#### AVAILABLE DATA ####

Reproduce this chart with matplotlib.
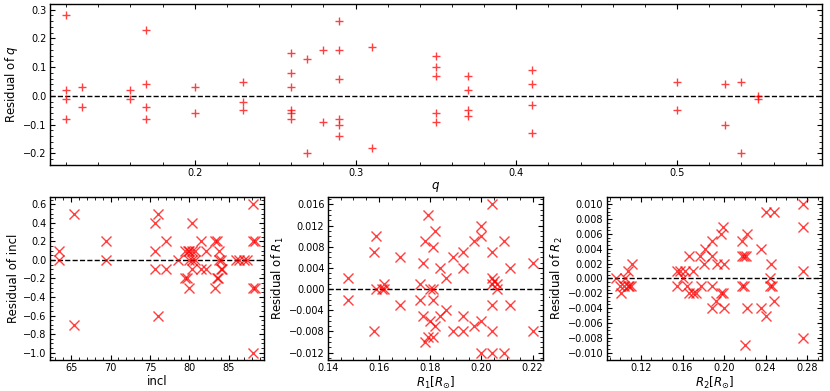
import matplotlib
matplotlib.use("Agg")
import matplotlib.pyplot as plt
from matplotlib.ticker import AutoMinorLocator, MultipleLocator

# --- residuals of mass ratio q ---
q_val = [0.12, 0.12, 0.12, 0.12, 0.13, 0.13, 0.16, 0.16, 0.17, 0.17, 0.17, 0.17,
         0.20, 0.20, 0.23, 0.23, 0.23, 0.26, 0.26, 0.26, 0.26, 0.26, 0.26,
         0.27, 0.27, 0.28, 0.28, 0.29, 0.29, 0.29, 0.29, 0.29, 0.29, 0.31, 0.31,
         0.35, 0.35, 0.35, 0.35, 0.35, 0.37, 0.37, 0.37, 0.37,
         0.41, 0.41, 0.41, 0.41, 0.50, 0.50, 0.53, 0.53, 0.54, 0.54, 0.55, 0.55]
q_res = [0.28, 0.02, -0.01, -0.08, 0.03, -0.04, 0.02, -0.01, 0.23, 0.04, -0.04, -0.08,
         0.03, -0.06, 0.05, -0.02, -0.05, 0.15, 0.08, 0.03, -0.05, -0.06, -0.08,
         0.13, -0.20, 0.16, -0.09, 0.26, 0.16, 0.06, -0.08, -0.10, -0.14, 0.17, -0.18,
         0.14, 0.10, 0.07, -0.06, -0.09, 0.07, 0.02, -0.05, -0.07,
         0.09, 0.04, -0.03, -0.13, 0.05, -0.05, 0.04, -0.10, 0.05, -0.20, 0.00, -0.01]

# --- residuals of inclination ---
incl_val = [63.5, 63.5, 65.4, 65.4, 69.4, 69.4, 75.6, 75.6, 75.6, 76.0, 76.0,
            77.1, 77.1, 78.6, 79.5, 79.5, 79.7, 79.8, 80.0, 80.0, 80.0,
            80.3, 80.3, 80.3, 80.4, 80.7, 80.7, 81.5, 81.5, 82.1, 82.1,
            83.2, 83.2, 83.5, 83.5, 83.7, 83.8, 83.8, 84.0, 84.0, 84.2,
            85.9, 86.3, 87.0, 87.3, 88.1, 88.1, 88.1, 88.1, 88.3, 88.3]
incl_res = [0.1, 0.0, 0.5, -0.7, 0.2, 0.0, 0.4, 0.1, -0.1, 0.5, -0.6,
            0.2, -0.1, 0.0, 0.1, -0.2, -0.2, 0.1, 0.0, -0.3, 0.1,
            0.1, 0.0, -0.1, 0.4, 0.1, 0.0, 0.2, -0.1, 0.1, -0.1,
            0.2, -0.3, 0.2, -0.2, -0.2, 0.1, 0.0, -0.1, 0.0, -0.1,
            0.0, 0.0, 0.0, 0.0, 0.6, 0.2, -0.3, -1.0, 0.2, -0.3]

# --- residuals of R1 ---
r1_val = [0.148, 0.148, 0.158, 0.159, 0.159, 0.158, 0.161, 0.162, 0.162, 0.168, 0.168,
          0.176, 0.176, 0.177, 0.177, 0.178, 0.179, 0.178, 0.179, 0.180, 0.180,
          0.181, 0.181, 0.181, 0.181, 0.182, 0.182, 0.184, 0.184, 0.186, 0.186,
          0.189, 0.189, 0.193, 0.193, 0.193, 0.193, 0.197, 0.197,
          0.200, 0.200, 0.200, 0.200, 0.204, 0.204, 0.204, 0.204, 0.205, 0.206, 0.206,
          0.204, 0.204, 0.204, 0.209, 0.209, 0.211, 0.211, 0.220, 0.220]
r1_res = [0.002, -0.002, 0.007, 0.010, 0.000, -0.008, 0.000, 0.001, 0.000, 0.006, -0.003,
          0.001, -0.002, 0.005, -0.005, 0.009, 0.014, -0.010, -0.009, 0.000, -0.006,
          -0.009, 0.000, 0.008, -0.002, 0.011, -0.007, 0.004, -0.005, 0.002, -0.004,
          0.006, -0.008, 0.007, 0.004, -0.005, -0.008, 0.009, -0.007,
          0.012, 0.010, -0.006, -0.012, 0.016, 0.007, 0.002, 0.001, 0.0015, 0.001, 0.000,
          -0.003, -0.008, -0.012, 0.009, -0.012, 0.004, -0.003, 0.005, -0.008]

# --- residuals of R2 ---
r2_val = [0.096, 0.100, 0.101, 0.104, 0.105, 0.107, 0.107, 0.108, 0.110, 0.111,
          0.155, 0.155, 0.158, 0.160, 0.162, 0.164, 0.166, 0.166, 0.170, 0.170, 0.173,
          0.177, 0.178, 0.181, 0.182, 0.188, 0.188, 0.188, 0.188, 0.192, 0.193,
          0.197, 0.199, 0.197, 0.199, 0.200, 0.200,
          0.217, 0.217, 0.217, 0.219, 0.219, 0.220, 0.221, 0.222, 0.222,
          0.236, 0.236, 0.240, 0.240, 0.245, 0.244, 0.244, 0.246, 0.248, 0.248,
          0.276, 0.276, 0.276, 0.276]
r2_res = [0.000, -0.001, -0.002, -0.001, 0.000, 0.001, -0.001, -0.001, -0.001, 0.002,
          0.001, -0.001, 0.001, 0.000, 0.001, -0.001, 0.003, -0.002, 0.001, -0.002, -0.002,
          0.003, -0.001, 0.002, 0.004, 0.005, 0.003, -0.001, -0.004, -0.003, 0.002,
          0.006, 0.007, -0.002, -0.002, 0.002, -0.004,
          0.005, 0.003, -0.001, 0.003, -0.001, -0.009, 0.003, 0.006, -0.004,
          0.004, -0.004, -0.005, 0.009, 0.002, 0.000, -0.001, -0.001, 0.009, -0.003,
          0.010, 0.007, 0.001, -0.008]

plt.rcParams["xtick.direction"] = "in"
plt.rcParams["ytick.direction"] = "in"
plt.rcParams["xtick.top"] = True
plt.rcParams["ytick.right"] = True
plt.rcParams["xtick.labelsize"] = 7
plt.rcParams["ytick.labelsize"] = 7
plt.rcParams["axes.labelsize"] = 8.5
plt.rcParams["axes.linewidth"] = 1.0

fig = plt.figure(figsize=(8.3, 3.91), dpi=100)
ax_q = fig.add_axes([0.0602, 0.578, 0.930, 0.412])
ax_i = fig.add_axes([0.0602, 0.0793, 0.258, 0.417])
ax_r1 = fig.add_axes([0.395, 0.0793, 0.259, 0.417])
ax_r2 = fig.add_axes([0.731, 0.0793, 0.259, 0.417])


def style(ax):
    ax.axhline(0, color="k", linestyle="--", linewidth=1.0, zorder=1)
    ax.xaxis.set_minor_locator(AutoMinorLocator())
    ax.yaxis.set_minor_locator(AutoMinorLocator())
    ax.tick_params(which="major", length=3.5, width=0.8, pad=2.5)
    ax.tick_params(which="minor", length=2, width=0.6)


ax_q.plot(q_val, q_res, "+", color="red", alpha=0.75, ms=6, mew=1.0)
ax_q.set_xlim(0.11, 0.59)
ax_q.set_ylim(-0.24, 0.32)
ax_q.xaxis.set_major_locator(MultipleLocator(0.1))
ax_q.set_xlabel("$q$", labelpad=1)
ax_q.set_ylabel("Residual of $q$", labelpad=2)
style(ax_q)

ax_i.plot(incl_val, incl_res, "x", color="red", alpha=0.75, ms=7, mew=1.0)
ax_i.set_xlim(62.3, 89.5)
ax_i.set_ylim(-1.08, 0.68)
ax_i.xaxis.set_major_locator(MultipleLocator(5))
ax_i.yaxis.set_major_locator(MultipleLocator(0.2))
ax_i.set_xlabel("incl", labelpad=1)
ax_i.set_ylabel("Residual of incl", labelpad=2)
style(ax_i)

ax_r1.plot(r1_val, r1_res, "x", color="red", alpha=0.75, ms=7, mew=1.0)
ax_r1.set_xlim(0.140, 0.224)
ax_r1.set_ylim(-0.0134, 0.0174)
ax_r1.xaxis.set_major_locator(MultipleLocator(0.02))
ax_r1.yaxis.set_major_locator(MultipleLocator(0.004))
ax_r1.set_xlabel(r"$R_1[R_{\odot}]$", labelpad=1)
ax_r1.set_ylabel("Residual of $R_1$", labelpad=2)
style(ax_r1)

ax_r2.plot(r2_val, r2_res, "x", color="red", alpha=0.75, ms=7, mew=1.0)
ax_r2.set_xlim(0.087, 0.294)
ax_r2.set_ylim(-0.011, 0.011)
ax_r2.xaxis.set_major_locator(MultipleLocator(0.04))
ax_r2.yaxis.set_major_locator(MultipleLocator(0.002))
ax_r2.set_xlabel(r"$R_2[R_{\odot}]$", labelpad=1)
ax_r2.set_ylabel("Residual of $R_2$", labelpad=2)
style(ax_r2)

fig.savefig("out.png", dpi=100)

####

Print the data above verbatim from the first line through the line holding "from matplotlib.ticker import", leaving every picture out.

Reproduce this chart with matplotlib.
import matplotlib
matplotlib.use("Agg")
import matplotlib.pyplot as plt
from matplotlib.ticker import AutoMinorLocator, MultipleLocator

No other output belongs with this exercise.